What is Syndication?

RegulationSyndication is the grouping of investors into a transaction. The relationship between the funders and funded become important, and thus the legal structure of the transaction, become very important. Consider the relationships between players in syndicates across different industries:

Banking (Loan) syndication:

Traditional loan syndication is the aggregation of multiple lenders generally with a direct relationship with the borrower and often direct interests in the collateral, notwithstanding the fact that they might have been organized by a lead bank. Note the related concept of loan participation, however, which tends to be more analogous to real estate and venture capital syndication (described below) with regard to the relationship between funders and the funded. In a participation relationship, participants (lenders) are not direct creditors of the borrower. Rather, a lead lender negotiates one loan and sells undivided interest in rights under the loan to participants (other lenders).
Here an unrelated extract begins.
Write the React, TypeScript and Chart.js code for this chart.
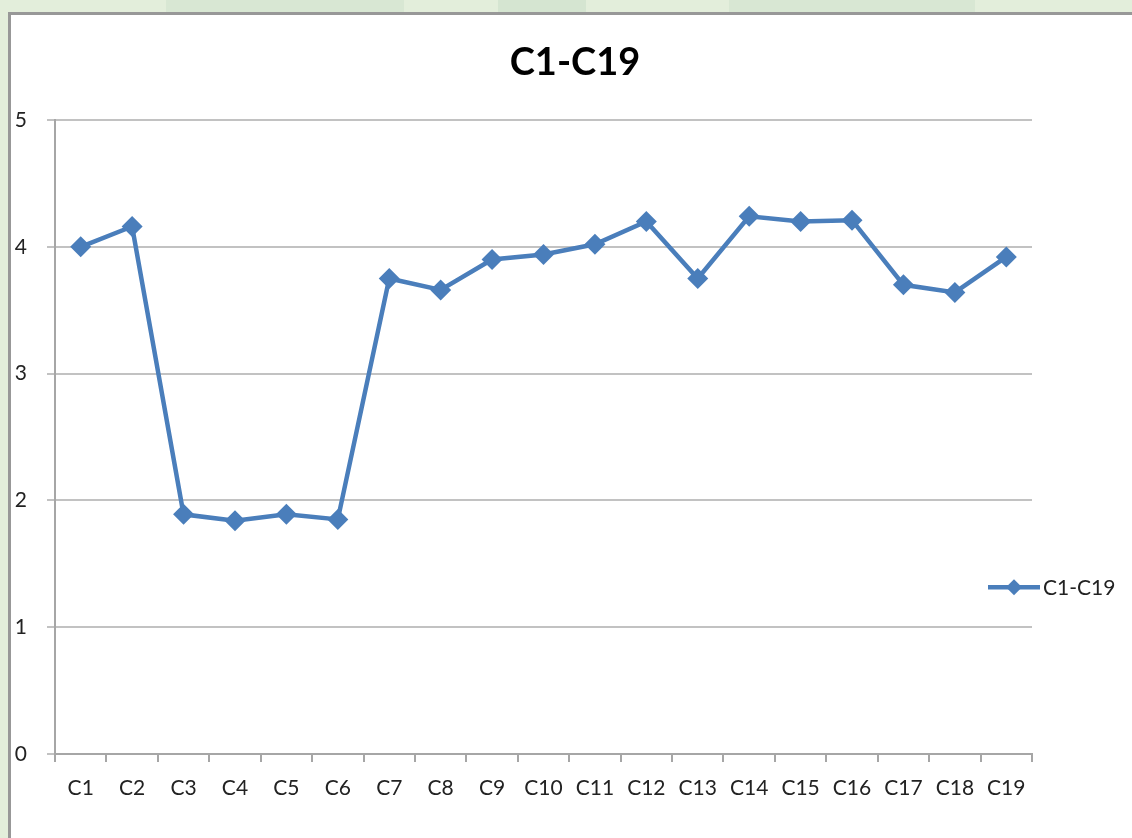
import React, { useEffect, useRef } from "react";
import { Chart, registerables } from "chart.js";

Chart.register(...registerables);

const TITLE = "C1-C19";
const SERIES_LABEL = "C1-C19";
const CATEGORIES = [
  "C1", "C2", "C3", "C4", "C5", "C6", "C7", "C8", "C9", "C10",
  "C11", "C12", "C13", "C14", "C15", "C16", "C17", "C18", "C19",
];
const VALUES = [
  4.0, 4.16, 1.89, 1.84, 1.89, 1.85, 3.75, 3.66, 3.9, 3.94,
  4.02, 4.2, 3.75, 4.24, 4.2, 4.21, 3.7, 3.64, 3.92,
];
const Y_TICKS = [0, 1, 2, 3, 4, 5];

const LINE_COLOR = "#4a7ebb";
const FONT = "Lato, 'Open Sans', sans-serif";

const W = 1132;
const H = 838;

const overlayPlugin = {
  id: "overlay",
  afterDraw(chart: any) {
    const { ctx, chartArea } = chart;
    ctx.save();
    // title
    ctx.fillStyle = "#000";
    ctx.font = `bold 38px ${FONT}`;
    ctx.textAlign = "center";
    ctx.textBaseline = "middle";
    ctx.fillText(TITLE, 575, 63);
    // legend
    const ds = chart.data.datasets[0];
    const ly = chartArea.top + (chartArea.bottom - chartArea.top) * 0.737;
    const lx0 = chartArea.right - 44;
    const lx1 = chartArea.right + 8;
    ctx.strokeStyle = ds.borderColor;
    ctx.lineWidth = 4.5;
    ctx.beginPath();
    ctx.moveTo(lx0, ly);
    ctx.lineTo(lx1, ly);
    ctx.stroke();
    const cx = (lx0 + lx1) / 2;
    const r = 8;
    ctx.fillStyle = ds.borderColor;
    ctx.beginPath();
    ctx.moveTo(cx, ly - r);
    ctx.lineTo(cx + r, ly);
    ctx.lineTo(cx, ly + r);
    ctx.lineTo(cx - r, ly);
    ctx.closePath();
    ctx.fill();
    ctx.fillStyle = "#222";
    ctx.font = `21px ${FONT}`;
    ctx.textAlign = "left";
    ctx.fillText(ds.label, lx1 + 3, ly + 1);
    ctx.restore();
  },
};

export default function App() {
  const ref = useRef<HTMLCanvasElement | null>(null);

  useEffect(() => {
    document.body.style.margin = "0";
    const canvas = ref.current;
    if (!canvas) return;
    const chart = new Chart(canvas, {
      type: "line",
      data: {
        labels: CATEGORIES,
        datasets: [
          {
            label: SERIES_LABEL,
            data: VALUES,
            borderColor: LINE_COLOR,
            backgroundColor: LINE_COLOR,
            borderWidth: 4.5,
            pointStyle: "rectRot",
            pointRadius: 10.5,
            pointBorderWidth: 0,
            pointBackgroundColor: LINE_COLOR,
            tension: 0,
          },
        ],
      },
      options: {
        animation: false,
        responsive: false,
        maintainAspectRatio: false,
        layout: { padding: { top: 120, right: 100, left: 0, bottom: 0 } },
        plugins: {
          legend: { display: false },
          title: { display: false },
          tooltip: { enabled: false },
        },
        scales: {
          x: {
            type: "category",
            offset: true,
            grid: {
              offset: true,
              drawOnChartArea: false,
              drawTicks: true,
              tickLength: 8,
              color: "#a6a6a6",
              lineWidth: 2,
            },
            border: { display: true, color: "#a6a6a6", width: 2 },
            ticks: {
              color: "#222",
              font: { family: FONT, size: 21 },
              padding: 14,
              maxRotation: 0,
              autoSkip: false,
            },
            afterFit(scale: any) {
              scale.height = 84;
            },
          },
          y: {
            min: 0,
            max: 5,
            afterBuildTicks(scale: any) {
              scale.ticks = Y_TICKS.map((v) => ({ value: v }));
            },
            grid: {
              color: "#c2c2c2",
              lineWidth: 2,
              drawTicks: true,
              tickLength: 8,
            },
            border: { display: true, color: "#a6a6a6", width: 2 },
            ticks: {
              color: "#222",
              font: { family: FONT, size: 21 },
              padding: 20,
            },
            afterFit(scale: any) {
              scale.width = 55;
            },
          },
        },
      },
      plugins: [overlayPlugin],
    });
    return () => chart.destroy();
  }, []);

  return (
    <div
      style={{
        position: "fixed",
        left: 0,
        top: 0,
        width: W,
        height: H,
        background: "#e3eedb",
        overflow: "hidden",
      }}
    >
      <div style={{ position: "absolute", left: 166, top: 0, width: 238, height: 12, background: "#d8e7d3" }} />
      <div style={{ position: "absolute", left: 498, top: 0, width: 88, height: 12, background: "#d5e5d1" }} />
      <div style={{ position: "absolute", left: 729, top: 0, width: 246, height: 12, background: "#d8e7d3" }} />
      <div
        style={{
          position: "absolute",
          left: 8,
          top: 12,
          width: W,
          height: H,
          background: "#fff",
          borderLeft: "3px solid #989898",
          borderTop: "3px solid #989898",
        }}
      />
      <canvas
        ref={ref}
        width={W}
        height={H}
        style={{ position: "absolute", left: 0, top: 0, width: W, height: H }}
      />
    </div>
  );
}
There is no debtor-creditor relationship between a participant and a borrower, and participants generally must rely on the actions of the lead lender to collect.

Real estate syndication:

Instead of contributing his or her money to acquire or manage real estate, a ‘sponsor’ sells interests in entities which own real property to investors. Typically, the sponsor identifies the real estate opportunity, takes on the administrative reigns as ‘manager’, controls most decision-making, and contributes mostly sweat equity in lieu of or to supplement monetary equity. Investor members, who typically invest based on the track record of the sponsor and risk/reward ratio of the opportunity, rely on the sponsor to make the real estate lucrative (whether through construction, development, leasing, repurposing, etc.), but do have certain voting rights. The sponsor is compensated via fees and a profit-sharing arrangement of usually 30-40% to ensure that incentives are aligned.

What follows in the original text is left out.